Левый нынешний не лев
И неправ бывает правый…»
И так далее. Декламирует, декламирует, до тех пор, пока кто-нибудь не запротестует и не скажет:
– Довольно, князь.
Давал нам в «Лукоморье» свои рассказы и Куприн. Но получить их было не легко. Подобное дело сопровождалось иногда тяжелыми осложнениями.
Как-то раз попросил я секретаря Елагина отправиться к Куприну в Гатчину и взять у него рассказ, который тот давно обещал нам. Секретарь поехал в Гатчину как раз в день нашего еженедельного собрания и обещал к вечеру вернуться и сообщить о результатах поездки.
Собрались мы в девять часов, но секретарь не явился. Ждем час – его нет. Берусь я за телефонную трубку, звоню к Елагину на квартиру. Сначала долго не отвечают, a затем слышу – кто-то возится у аппарата, сопит и кряхтит.
– Марк Николаевич, вы? – спрашиваю.
– Ох… Я.
– Мы вас ждем. Почему не приходите на собрание?
– Убирайтесь к черту!
Голос у него странный, неузнаваемый. Вместо обычного приятного баритона сиплый надтреснутый бас.

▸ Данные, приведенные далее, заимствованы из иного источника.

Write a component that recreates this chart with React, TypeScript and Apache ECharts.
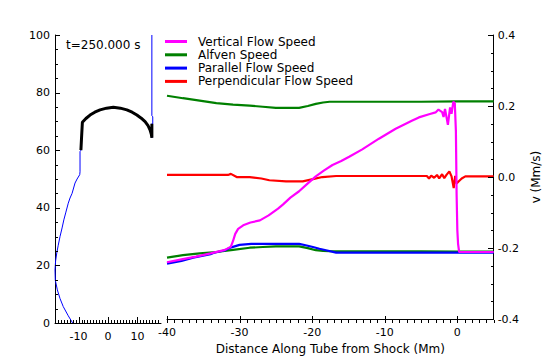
import React, { useEffect, useRef } from "react";
import * as echarts from "echarts";

// ---------- Left inset: loop shape (height vs position, Mm) ----------
const blueLowerX = [-12.0, -13.5, -15.2, -16.3, -17.2, -17.9, -18.0, -17.8, -17.4, -16.9, -16.3, -15.6, -15.0, -14.3, -13.5, -12.9, -12.2, -11.2, -10.5, -9.6, -9.5, -9.5];
const blueLowerY = [0, 2.5, 5.7, 8.5, 11.5, 14.9, 18.4, 21.5, 24.3, 27.0, 30.0, 33.0, 35.8, 38.5, 41.6, 43.4, 45.0, 48.6, 50.0, 51.5, 52.5, 59.5];
const arcX = [-9.2, -9.0, -8.7, -7.5, -6.1, -4.5, -2.7, -0.5, 1.8, 4.2, 6.4, 8.2, 9.8, 11.3, 12.6, 13.6, 14.3, 14.7, 14.9, 14.9];
const arcY = [60.0, 64.0, 69.7, 71.0, 72.2, 73.2, 74.0, 74.6, 74.9, 74.6, 74.0, 73.2, 72.2, 71.1, 69.9, 68.5, 67.0, 65.6, 64.3, 69.2];
const blueUpperX = [15.2, 15.2, 14.9, 14.9];
const blueUpperY = [69.2, 71.6, 72.0, 100];

// ---------- Right panel: speeds vs distance from shock ----------
const alfX = [-40, -37.8, -35.5, -33.2, -30.9, -28.6, -26.8, -25, -23.4, -21.8, -20.6, -19.5, -18.5, -17.6, -15, -10, -5, 0, 5];
const alfUpper = [0.229, 0.222, 0.215, 0.208, 0.204, 0.201, 0.198, 0.195, 0.195, 0.195, 0.2, 0.206, 0.21, 0.212, 0.212, 0.212, 0.212, 0.213, 0.213];
const alfLower = [-0.227, -0.22, -0.215, -0.211, -0.205, -0.199, -0.197, -0.195, -0.195, -0.195, -0.2, -0.206, -0.208, -0.209, -0.209, -0.209, -0.209, -0.21, -0.21];

const parX = [-40, -38, -36.4, -34, -33.6, -32, -31.4, -30.8, -30, -28.4, -25, -21.8, -20.9, -19.9, -19, -18.1, -16.7, -10, 0, 5];
const parV = [-0.244, -0.236, -0.227, -0.217, -0.214, -0.206, -0.2, -0.196, -0.191, -0.188, -0.188, -0.188, -0.192, -0.197, -0.202, -0.206, -0.213, -0.213, -0.213, -0.213];

const vertX = [-40, -38, -36, -34, -32, -31.2, -30.9, -30.6, -30.2, -29.5, -28.5, -27.2, -26, -24.7, -24, -23, -21.8, -20.6, -19.5, -18.4, -17.2, -16, -14.9, -13.1, -10.8, -8.5, -6.2, -5.3, -3.9, -3.0, -2.6, -2.1, -1.9, -1.7, -1.3, -1.0, -0.8, -0.55, -0.35, -0.2, -0.1, 0.0, 0.1, 0.25, 5];
const vertV = [-0.24, -0.232, -0.224, -0.215, -0.205, -0.196, -0.18, -0.16, -0.146, -0.136, -0.128, -0.122, -0.108, -0.089, -0.077, -0.058, -0.04, -0.018, 0.002, 0.018, 0.034, 0.045, 0.057, 0.078, 0.108, 0.136, 0.159, 0.168, 0.177, 0.182, 0.19, 0.183, 0.169, 0.192, 0.147, 0.196, 0.178, 0.212, 0.208, 0.13, -0.05, -0.15, -0.188, -0.211, -0.211];

const perpX = [-40, -35, -31.6, -31.2, -30.4, -28.6, -27, -25.9, -23.6, -21.3, -19.9, -18.6, -16.7, -10, -4.2, -3.9, -3.6, -3.2, -2.8, -2.5, -2.1, -1.8, -1.5, -1.1, -0.8, -0.5, -0.3, -0.1, 0.2, 0.6, 1.1, 5];
const perpV = [0.006, 0.006, 0.006, 0.009, 0.0, 0.0, -0.004, -0.009, -0.012, -0.012, -0.006, 0.0, 0.003, 0.003, 0.003, -0.004, 0.004, -0.002, 0.006, -0.004, 0.008, -0.003, 0.006, 0.016, 0.002, -0.031, 0.003, -0.018, -0.012, -0.004, 0.002, 0.002];

const leftXLabels = [-10, 0, 10];
const rightXLabels = [-40, -30, -20, -10, 0];
const legendNames = ["Vertical Flow Speed", "Alfven Speed", "Parallel Flow Speed", "Perpendicular Flow Speed"];
const timeLabel = "t=250.000 s";
const xTitle = "Distance Along Tube from Shock (Mm)";
const yTitle = "v (Mm/s)";

const zip = (xs: number[], ys: number[]) => xs.map((x, i) => [x, ys[i]]);
const steps = (a: number, b: number, s: number) => {
  const r: number[] = [];
  const n = Math.round((b - a) / s);
  for (let i = 0; i <= n; i++) r.push(+(a + i * s).toFixed(6));
  return r;
};
const isMult = (v: number, m: number) => Math.abs(v / m - Math.round(v / m)) < 1e-6;

const FONT = "DejaVu Sans";

export default function App() {
  const ref = useRef<HTMLDivElement>(null);
  useEffect(() => {
    if (!ref.current) return;
    const chart = echarts.init(ref.current, null, { renderer: "svg" });
    const axisLine = { show: true, onZero: false, lineStyle: { color: "#000", width: 1 } };
    const labelStyle = { color: "#000", fontFamily: FONT, fontSize: 11 };
    const blueLoop = [...zip(blueLowerX, blueLowerY), ...zip(arcX, arcY), ...zip(blueUpperX, blueUpperY)];
    chart.setOption({
      animation: false,
      backgroundColor: "#fff",
      textStyle: { fontFamily: FONT },
      grid: [
        { left: 55, top: 35, width: 106, height: 288 },
        { left: 167, top: 35, width: 328, height: 288 },
      ],
      legend: {
        data: legendNames,
        orient: "vertical",
        left: 165,
        top: 35,
        padding: 0,
        itemWidth: 22,
        itemHeight: 3,
        icon: "rect",
        itemGap: 0.3,
        textStyle: { color: "#000", fontFamily: FONT, fontSize: 12, lineHeight: 13, padding: [0, 0, 0, 6] },
        selectedMode: false,
      },
      xAxis: [
        {
          type: "value", gridIndex: 0, min: -18, max: 18,
          axisLine, splitLine: { show: false }, axisTick: { show: false },
          axisLabel: { ...labelStyle, margin: 8, customValues: leftXLabels },
        },
        {
          type: "value", gridIndex: 1, min: -40, max: 5,
          axisLine, splitLine: { show: false }, axisTick: { show: false },
          axisLabel: { ...labelStyle, margin: 8, customValues: rightXLabels },
          name: xTitle, nameLocation: "middle", nameGap: 22,
          nameTextStyle: { color: "#000", fontFamily: FONT, fontSize: 12 },
        },
      ],
      yAxis: [
        {
          type: "value", gridIndex: 0, position: "left", min: 0, max: 100, interval: 20,
          axisLine, splitLine: { show: false }, axisTick: { show: false },
          axisLabel: { ...labelStyle, margin: 5 },
        },
        {
          type: "value", gridIndex: 1, position: "right", min: -0.4, max: 0.4, interval: 0.2,
          axisLine, splitLine: { show: false }, axisTick: { show: false },
          axisLabel: { ...labelStyle, margin: 4, formatter: (v: number) => (Math.abs(v) < 1e-9 ? "0.0" : v.toFixed(1)) },
          name: yTitle, nameLocation: "middle", nameGap: 31, nameRotate: 90,
          nameTextStyle: { color: "#000", fontFamily: FONT, fontSize: 12 },
        },
      ],
      series: [
        { name: "loopBlue", type: "line", xAxisIndex: 0, yAxisIndex: 0, data: blueLoop, showSymbol: false, lineStyle: { color: "#0000ff", width: 1 }, itemStyle: { color: "#0000ff" }, z: 2 },
        { name: "loopBlack", type: "line", xAxisIndex: 0, yAxisIndex: 0, data: zip(arcX, arcY), showSymbol: false, lineStyle: { color: "#000", width: 3 }, itemStyle: { color: "#000" }, z: 3 },
        { name: "Alfven Speed", type: "line", xAxisIndex: 1, yAxisIndex: 1, data: zip(alfX, alfUpper), showSymbol: false, lineStyle: { color: "#008000", width: 2.2 }, itemStyle: { color: "#008000" }, z: 2 },
        { name: "Alfven Speed", type: "line", xAxisIndex: 1, yAxisIndex: 1, data: zip(alfX, alfLower), showSymbol: false, lineStyle: { color: "#008000", width: 2.2 }, itemStyle: { color: "#008000" }, z: 2 },
        { name: "Parallel Flow Speed", type: "line", xAxisIndex: 1, yAxisIndex: 1, data: zip(parX, parV), showSymbol: false, lineStyle: { color: "#0000ff", width: 2.2 }, itemStyle: { color: "#0000ff" }, z: 3 },
        { name: "Perpendicular Flow Speed", type: "line", xAxisIndex: 1, yAxisIndex: 1, data: zip(perpX, perpV), showSymbol: false, lineStyle: { color: "#ff0000", width: 2.2 }, itemStyle: { color: "#ff0000" }, z: 3 },
        { name: "Vertical Flow Speed", type: "line", xAxisIndex: 1, yAxisIndex: 1, data: zip(vertX, vertV), showSymbol: false, lineStyle: { color: "#ff00ff", width: 2.2 }, itemStyle: { color: "#ff00ff" }, z: 4 },
      ],
    });

    // Axis ticks (inward-pointing), placed through the library's own scales
    const ticks: any[] = [];
    const tick = (x1: number, y1: number, x2: number, y2: number) =>
      ticks.push({ type: "line", silent: true, z: 10, shape: { x1, y1, x2, y2 }, style: { stroke: "#000", lineWidth: 1 } });
    const px = (axis: number, v: number) => Math.round(chart.convertToPixel({ xAxisIndex: axis }, v) as number) + 0.5;
    const py = (axis: number, v: number) => Math.round(chart.convertToPixel({ yAxisIndex: axis }, v) as number) + 0.5;

    const baseY = py(0, 0) - 0.5; // x-axis line
    const leftEdge = px(0, -18) - 0.5;
    const rightEdge = px(1, 5) - 0.5;

    steps(-17, 17, 1).forEach((v) => {
      const x = px(0, v);
      const len = isMult(v, 10) ? 6 : 3;
      tick(x, baseY, x, baseY - len);
    });
    steps(-40, 5, 1).forEach((v) => {
      const x = px(1, v);
      const len = isMult(v, 10) ? 7 : 3;
      tick(x, baseY, x, baseY - len);
    });
    steps(0, 100, 5).forEach((v) => {
      const y = py(0, v);
      const len = isMult(v, 20) ? 5 : 3;
      tick(leftEdge, y, leftEdge + len, y);
    });
    steps(-0.4, 0.4, 0.05).forEach((v) => {
      const y = py(1, v);
      const len = isMult(v, 0.2) ? 6 : 3;
      tick(rightEdge, y, rightEdge - len, y);
    });

    chart.setOption({
      graphic: [
        { type: "text", left: 66, top: 39, style: { text: timeLabel, fill: "#000", font: `12px "${FONT}"` } },
        ...ticks,
      ],
    });
    return () => chart.dispose();
  }, []);
  return <div ref={ref} style={{ position: "fixed", left: 0, top: 0, width: 550, height: 360 }} />;
}
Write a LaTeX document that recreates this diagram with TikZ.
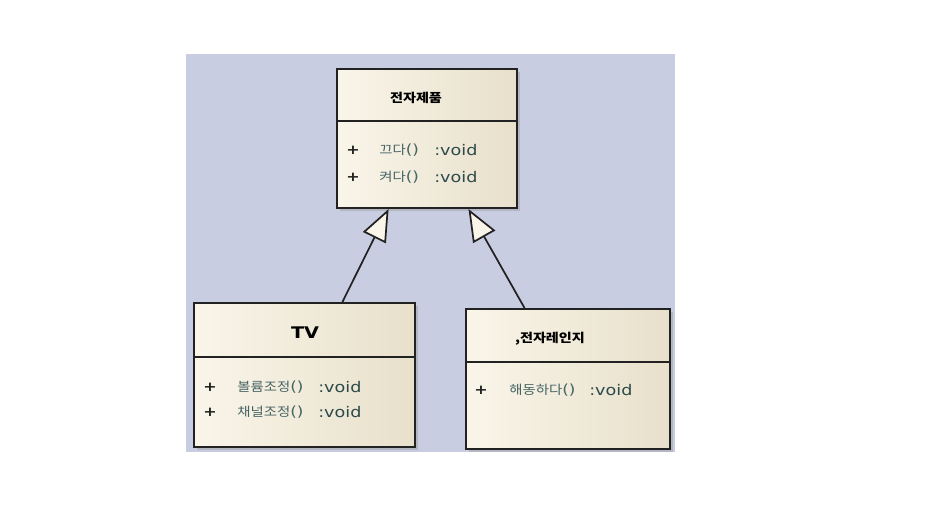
\documentclass[tikz,border=0pt]{standalone}
\usepackage{fontspec}
\setmainfont{DejaVu Sans}[FakeStretch=1.2]
\newfontfamily\krfont{Noto Sans CJK KR}[FakeStretch=1.15]
\usetikzlibrary{arrows.meta,calc,shadows}

\definecolor{bgblue}{RGB}{201,205,226}
\definecolor{boxlight}{RGB}{249,245,233}
\definecolor{boxdark}{RGB}{232,224,203}
\definecolor{boxline}{RGB}{34,34,34}
\definecolor{optext}{RGB}{44,74,74}
\definecolor{krtext}{RGB}{70,100,100}

\newcommand{\opparens}{{\rmfamily\fontsize{10.5}{12}\selectfont()}}

\tikzset{
  classbox/.style={draw=boxline, line width=1.5pt, left color=boxlight, right color=boxdark,
    drop shadow={shadow xshift=2pt, shadow yshift=-2pt, fill=black!40, opacity=.45}},
  divline/.style={draw=boxline, line width=1.5pt},
  title/.style={inner sep=0pt, font=\krfont\bfseries\fontsize{9.2}{11}\selectfont},
  vis/.style={inner sep=0pt, text=boxline, font=\bfseries\fontsize{10}{12}\selectfont},
  opname/.style={inner sep=0pt, anchor=west, text=krtext, font=\krfont\fontsize{9.4}{11}\selectfont},
  optype/.style={inner sep=0pt, anchor=west, text=optext, font=\fontsize{11}{13}\selectfont},
  genline/.style={draw=boxline, line width=1.3pt,
    -{Triangle[length=24pt, width=19pt, fill=boxlight]}},
}

\begin{document}
\begin{tikzpicture}[x=0.75pt, y=-0.75pt]
  \useasboundingbox (0,0) rectangle (932,504);
  \fill[bgblue] (186,54) rectangle (675,452);

  % classes
  \node[classbox, minimum width=135pt, minimum height=104.25pt] (prod) at (427,138.5) {};
  \node[classbox, minimum width=165.75pt, minimum height=108pt] (tv) at (304.5,375) {};
  \node[classbox, minimum width=153pt, minimum height=105pt] (oven) at (568,379) {};

  \draw[divline] ([yshift=-39.75pt]prod.north west) -- ([yshift=-39.75pt]prod.north east);
  \draw[divline] ([yshift=-41.25pt]tv.north west) -- ([yshift=-41.25pt]tv.north east);
  \draw[divline] ([yshift=-40.5pt]oven.north west) -- ([yshift=-40.5pt]oven.north east);

  % 전자제품
  \node[title] (prodname) at (416,98) {전자제품};
  \node[vis] (p1vis) at (353,150) {+};
  \node[opname] (p1name) at (379,150) {끄다\opparens};
  \node[optype] (p1type) at (434,150) {:void};
  \node[vis] (p2vis) at (353,177) {+};
  \node[opname] (p2name) at (379,177) {켜다\opparens};
  \node[optype] (p2type) at (434,177) {:void};

  % TV
  \node[inner sep=0pt, font=\bfseries\fontsize{12}{14}\selectfont] (tvname) at (305,333) {TV};
  \node[vis] (t1vis) at (210,387) {+};
  \node[opname] (t1name) at (237,387) {볼륨조정\opparens};
  \node[optype] (t1type) at (318,387) {:void};
  \node[vis] (t2vis) at (210,412) {+};
  \node[opname] (t2name) at (237,412) {채널조정\opparens};
  \node[optype] (t2type) at (318,412) {:void};

  % 전자레인지
  \node[title] (ovenname) at (550,339) {,전자레인지};
  \node[vis] (o1vis) at (481,390) {+};
  \node[opname] (o1name) at (509,390) {해동하다\opparens};
  \node[optype] (o1type) at (589,390) {:void};

  % generalization
  \draw[genline] ($(tv.north west)!0.67!(tv.north east)$) -- ($(prod.south west)!0.289!(prod.south east)$);
  \draw[genline] ($(oven.north west)!0.289!(oven.north east)$) -- ($(prod.south west)!0.728!(prod.south east)$);
\end{tikzpicture}
\end{document}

– То есть, как к черту? Вы у Куприна были?
– Ббб… был.
– Давно вернулись?
– Ттт… только что.
– И что же?
– Тттошнит. И – ггголова…
Поняв, что Марк Николаевич пьян, но узнав из дальнейших переговоров, что рассказ, все-таки, получен, я прошу незадачливого секретаря поставить будильник, поспать часа полтора, a затем прийти с рассказом на собрание; благо жил он совсем недалеко от редакции.
К двенадцати часам Елагин явился.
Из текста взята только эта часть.